Accurate evaluation of the reliability of photovoltaic (PV) packaging materials is critically important for the long-term safe operation of modules. However, the complexity of the laminated systems due to their multilayered and multicomponent structures and diverse aging mechanisms makes a thorough system evaluation very challenging, especially when the degradation is non-uniform through the thickness. In such a case, neither surface nor bulk measurements can present a clear picture of the degradation profile. In this study, fluorescence imaging was developed to visualize the degradation depth-profiles of an aged laminated PV system. A glass/ethylene vinyl acetate (EVA) encapsulant/poly(ethylene terephthalate) (PET)-PET-EVA (PPE) backsheet laminate was weathered with the glass-side facing an ultraviolet (UV) light source for 3840 h. Cross-sectional fluorescence images revealed a non-uniform distribution of degradation species across the thickness of the EVA encapsulant, providing greater insight into the mechanisms of degradation, which are unavailable by traditional bulk-based methods. In addition, strong fluorescence emissions were observed from the two thin adhesive layers of the aged backsheet, indicating severe degradation of the adhesives and a potential for interlayer delamination.
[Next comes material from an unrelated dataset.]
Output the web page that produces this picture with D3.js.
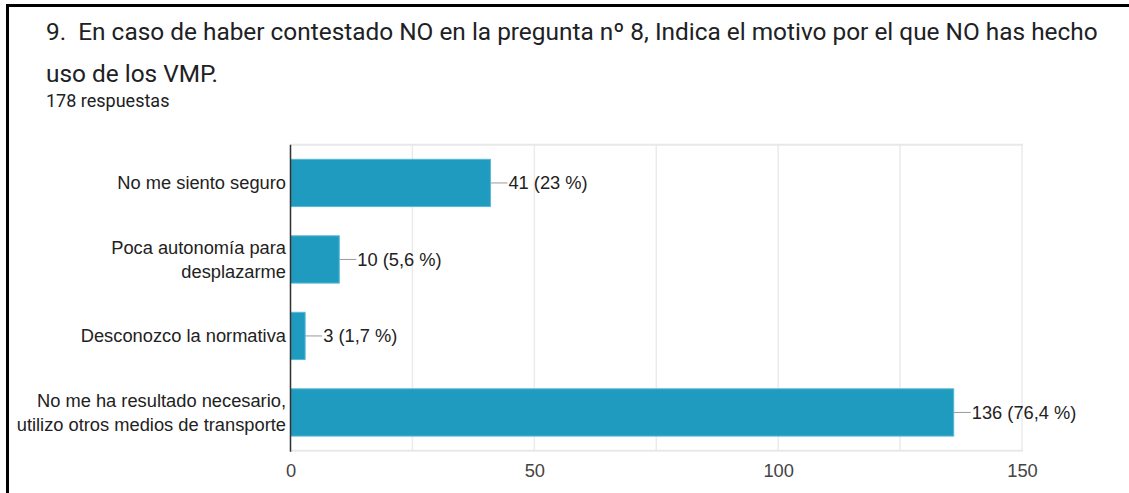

This method is further confirmed with other microscale characterization techniques. The changes in optical (yellowness index), chemical (oxidation, UV absorber concentration), mechanical (Derjaguin-Muller-Toporov modulus), and thermal (melting enthalpy) properties of the EVA encapsulant were found to be related to fluorescence profiles, following the attenuation of UV light. This study highlights that fluorescence imaging is a spatially-resolved and sensitive method for rapid failure assessment and in-depth mechanism study for complex PV-laminated system.